2. Im Übrigen sind Anerkennungsverweigerungsgründe auch gar nicht gegeben.

a) Das rechtliche Gehör der Schuldnerin ist nicht verletzt worden (Art. V Abs.1 b UNÜ). Das Schiedsgericht musste seinen Verhandlungstermin nicht wegen geschäftlicher Belastung der Schuldnerin verlegen, die einen geeigneten Vertreter hätte entsenden können. Zudem war nach den Ausführungen des Schiedsgerichts auf Wunsch der Schuldnerin schon einmal verlegt worden (S. 5/6 deutsche Fassung, Anlage), sodass weitere Rücksichtnahme das Rechtsschutzinteresse der Gläubigerin missachtet hätte.

b) Der Vorwurf der Willkür und damit des ordre public-Verstoßes (Art. V Abs.2 b UNÜ) ist nicht haltbar. Er ist nur gegeben, wenn die Entscheidungsfindung nicht mehr nachvollziehbar erscheint, weil bei strengeren Maßstäben eine inhaltliche sachliche Kontrolle stattfände, die gerade nicht erlaubt sein soll.
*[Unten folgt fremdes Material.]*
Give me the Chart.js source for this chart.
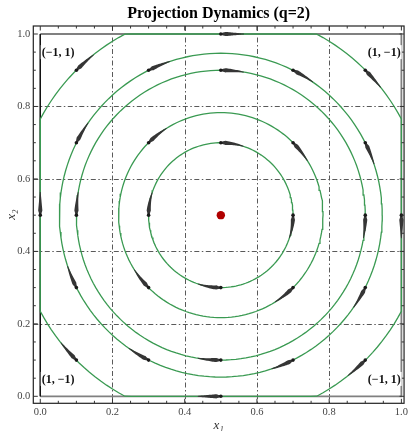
<!DOCTYPE html>
<html><head><meta charset="utf-8">
<script src="https://cdn.jsdelivr.net/npm/chart.js@4/dist/chart.umd.min.js"></script>
<style>html,body{margin:0;padding:0;background:#fff;}canvas{display:block;}</style>
</head><body>
<canvas id="c" width="411" height="431"></canvas>
<script>
// ---- data ----
const titleText = 'Projection Dynamics (q=2)';
const orbitRadii = [0.2, 0.283, 0.4, 0.447, 0.566];
const restPointX = [0.5];
const restPointY = [0.5];
const arrowStartX = [0.1,0.3,0.5,0.7,0.9, 0.1,0.3,0.5,0.7,0.9, 0.1,0.3,0.7,0.9, 0.1,0.3,0.5,0.7,0.9, 0.1,0.3,0.5,0.7,0.9, 0.5,0,0.5,1];
const arrowStartY = [0.1,0.1,0.1,0.1,0.1, 0.3,0.3,0.3,0.3,0.3, 0.5,0.5,0.5,0.5, 0.7,0.7,0.7,0.7,0.7, 0.9,0.9,0.9,0.9,0.9, 1,0.5,0,0.5];
const tickValues = [0, 0.2, 0.4, 0.6, 0.8, 1.0];
const minorTickValues = [0.05,0.1,0.15,0.25,0.3,0.35,0.45,0.5,0.55,0.65,0.7,0.75,0.85,0.9,0.95];
const gridValues = [0.2, 0.4, 0.6, 0.8];
const simplexX = [0, 1, 1, 0, 0];
const simplexY = [0, 0, 1, 1, 0];
const cornerLabels = ['(\u22121, 1)', '(1, \u22121)', '(1, \u22121)', '(\u22121, 1)']; // TL, TR, BL, BR
const xTitle = 'x\u2081';
const yTitle = 'x\u2082';

// ---- build library data ----
const clamp01 = v => Math.min(1, Math.max(0, v));
function orbitData(r) {
  const pts = [];
  for (let k = 0; k <= 180; k++) {
    const th = k / 180 * 2 * Math.PI;
    pts.push({x: clamp01(0.5 + r * Math.cos(th)), y: clamp01(0.5 + r * Math.sin(th))});
  }
  return pts;
}
const GREEN = '#3a9a52';
const datasets = [];
datasets.push({
  data: restPointX.map((x, i) => ({x, y: restPointY[i]})),
  showLine: false, pointRadius: 4.2, pointBackgroundColor: '#b00000', pointBorderWidth: 0
});
orbitRadii.forEach(r => datasets.push({
  data: orbitData(r), showLine: true, borderColor: GREEN, borderWidth: 1.3,
  pointRadius: 0, fill: false, tension: 0
}));
datasets.push({
  data: simplexX.map((x, i) => ({x, y: simplexY[i]})), showLine: true, pointRadius: 0,
  borderColor: '#808080', borderWidth: 1.8,
  segment: {
    borderColor: c => (c.p0.parsed.x === 0 && c.p1.parsed.x === 0) ? '#111' : '#808080',
    borderWidth: c => (c.p0.parsed.x === 0 && c.p1.parsed.x === 0) ? 1 : 1.8
  }
});

const serif = "'Liberation Serif', 'DejaVu Serif', serif";

const decor = {
  id: 'decor',
  beforeDatasetsDraw(chart) {
    const {ctx, chartArea: a, scales: {x, y}} = chart;
    ctx.save();
    ctx.strokeStyle = '#5a5a5a';
    ctx.lineWidth = 1;
    ctx.setLineDash([5, 2.5, 1.5, 2.5]);
    gridValues.forEach(v => {
      const px = Math.round(x.getPixelForValue(v)) + 0.5;
      ctx.beginPath(); ctx.moveTo(px, a.top); ctx.lineTo(px, a.bottom); ctx.stroke();
      const py = Math.round(y.getPixelForValue(v)) + 0.5;
      ctx.beginPath(); ctx.moveTo(a.left, py); ctx.lineTo(a.right, py); ctx.stroke();
    });
    ctx.restore();
  },
  afterDatasetsDraw(chart) {
    const {ctx, scales: {x, y}} = chart;
    const Rout = orbitRadii[orbitRadii.length - 1];
    const L = 0.064, n = 20;
    ctx.save();
    arrowStartX.forEach((x0, i) => {
      const y0 = arrowStartY[i];
      const onEdge = x0 === 0 || x0 === 1 || y0 === 0 || y0 === 1;
      const r = onEdge ? Rout : Math.hypot(x0 - 0.5, y0 - 0.5);
      const th0 = Math.atan2(y0 - 0.5, x0 - 0.5);
      const pts = [];
      for (let k = 0; k <= n; k++) {
        const th = th0 - (k / n) * L / r;
        pts.push([x.getPixelForValue(clamp01(0.5 + r * Math.cos(th))),
                  y.getPixelForValue(clamp01(0.5 + r * Math.sin(th)))]);
      }
      const left = [], right = [];
      for (let k = 0; k <= n; k++) {
        const p = pts[Math.max(0, k - 1)], q = pts[Math.min(n, k + 1)];
        let dx = q[0] - p[0], dy = q[1] - p[1];
        const len = Math.hypot(dx, dy) || 1; dx /= len; dy /= len;
        const t = k / n;
        const w = t < 0.2 ? 1.4 + 2.8 * (t / 0.2) : 4.2 - 3.4 * ((t - 0.2) / 0.8);
        left.push([pts[k][0] - dy * w / 2, pts[k][1] + dx * w / 2]);
        right.push([pts[k][0] + dy * w / 2, pts[k][1] - dx * w / 2]);
      }
      ctx.fillStyle = '#353535';
      ctx.beginPath();
      left.forEach((p, k) => k ? ctx.lineTo(p[0], p[1]) : ctx.moveTo(p[0], p[1]));
      for (let k = right.length - 1; k >= 0; k--) ctx.lineTo(right[k][0], right[k][1]);
      ctx.closePath(); ctx.fill();
      ctx.fillStyle = '#1a1a1a';
      ctx.beginPath(); ctx.arc(pts[0][0], pts[0][1], 1.8, 0, 2 * Math.PI); ctx.fill();
    });
    ctx.restore();
  },
  afterDraw(chart) {
    const {ctx, chartArea: a, scales: {x, y}} = chart;
    ctx.save();
    ctx.strokeStyle = '#222'; ctx.lineWidth = 1.2;
    ctx.strokeRect(a.left, a.top, a.right - a.left, a.bottom - a.top);
    ctx.lineWidth = 1; ctx.strokeStyle = '#333';
    const tick = (vals, len) => vals.forEach(v => {
      const px = x.getPixelForValue(v), py = y.getPixelForValue(v);
      ctx.beginPath();
      ctx.moveTo(px, a.bottom); ctx.lineTo(px, a.bottom - len);
      ctx.moveTo(px, a.top); ctx.lineTo(px, a.top + len);
      ctx.moveTo(a.left, py); ctx.lineTo(a.left + len, py);
      ctx.moveTo(a.right, py); ctx.lineTo(a.right - len, py);
      ctx.stroke();
    });
    tick(tickValues, 4.5);
    tick(minorTickValues, 2.5);
    ctx.font = 'bold 12px ' + serif;
    ctx.textBaseline = 'middle';
    const place = [
      [0.004, 0.950, 'left'], [0.998, 0.950, 'right'],
      [0.004, 0.048, 'left'], [0.998, 0.048, 'right']
    ];
    cornerLabels.forEach((txt, i) => {
      const [dx, dy, al] = place[i];
      const px = x.getPixelForValue(dx), py = y.getPixelForValue(dy);
      const w = ctx.measureText(txt).width;
      const x0 = al === 'left' ? px : px - w;
      ctx.fillStyle = '#fff';
      ctx.fillRect(x0 - 1, py - 7, w + 2, 14);
      ctx.fillStyle = '#111';
      ctx.textAlign = 'left';
      ctx.fillText(txt, x0, py + 0.5);
    });
    ctx.restore();
  }
};

new Chart(document.getElementById('c'), {
  type: 'scatter',
  data: {datasets},
  options: {
    responsive: false, animation: false, devicePixelRatio: 1,
    layout: {padding: {right: 5, left: 0, top: 0, bottom: 0}},
    plugins: {
      legend: {display: false}, tooltip: {enabled: false},
      title: {display: true, text: titleText, fullSize: false, color: '#000',
        font: {family: serif, size: 16, weight: 'bold', lineHeight: 1.2},
        padding: {top: 4, bottom: 2.8}}
    },
    scales: {
      x: {
        type: 'linear', min: -0.0193, max: 1.0074,
        afterBuildTicks: s => { s.ticks = tickValues.map(v => ({value: v})); },
        afterFit: s => { s.height = 27.7; },
        ticks: {callback: v => Number(v).toFixed(1), color: '#444', padding: 3,
          font: {family: serif, size: 10.5}, maxRotation: 0, autoSkip: false},
        grid: {display: false, drawTicks: false, tickLength: 0},
        border: {display: false},
        title: {display: true, text: xTitle, color: '#333', padding: 0,
          font: {family: serif, size: 13, style: 'italic', lineHeight: 0.8}}
      },
      y: {
        type: 'linear', min: -0.0193, max: 1.0221,
        afterBuildTicks: s => { s.ticks = tickValues.map(v => ({value: v})); },
        afterFit: s => { s.width = 33.3; },
        ticks: {callback: v => Number(v).toFixed(1), color: '#444', padding: 3,
          font: {family: serif, size: 10.5}, autoSkip: false},
        grid: {display: false, drawTicks: false, tickLength: 0},
        border: {display: false},
        title: {display: true, text: yTitle, color: '#333', padding: {top: 4, bottom: 0},
          font: {family: serif, size: 13, style: 'italic', lineHeight: 1.2}}
      }
    }
  },
  plugins: [decor]
});
</script>
</body></html>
Der Schiedsspruch, der nach Aktenlage erging, erscheint im Gegenteil sorgfältig begründet, sowohl was die Berechnung der Vertragsstrafen als auch was die Feststellung des entgangenen Gewinns angeht. Dass die Äußerung der Gläubigerin vom Februar 2004 (S. 49 d.A.) als Verzicht zu deuten sei, wie dies die Schuldnerin ursprünglich behauptet hat, ist von der Gläubigerin als Missverständnis unwidersprochen klargestellt worden. Zur Begründung willkürlichen Schiedsspruches ist auch dieser Vortrag nicht geeignet.

3. Nachdem die Schuldnerin mit ihren Anerkennungsverweigerungsgründen präkludiert war und ihr Vortrag im Übrigen erforderlicher Substantiierung entbehrte, war eine mündliche Verhandlung (§ 1063 Abs. 2 ZPO) nicht unabdingbar (dazu BGHZ 142, 204, 207). Die Kostenentscheidung folgt aus § 91 ZPO, die Entscheidung über die vorläufige Vollstreckbarkeit aus § 1064 Abs. 2 und 3 ZPO.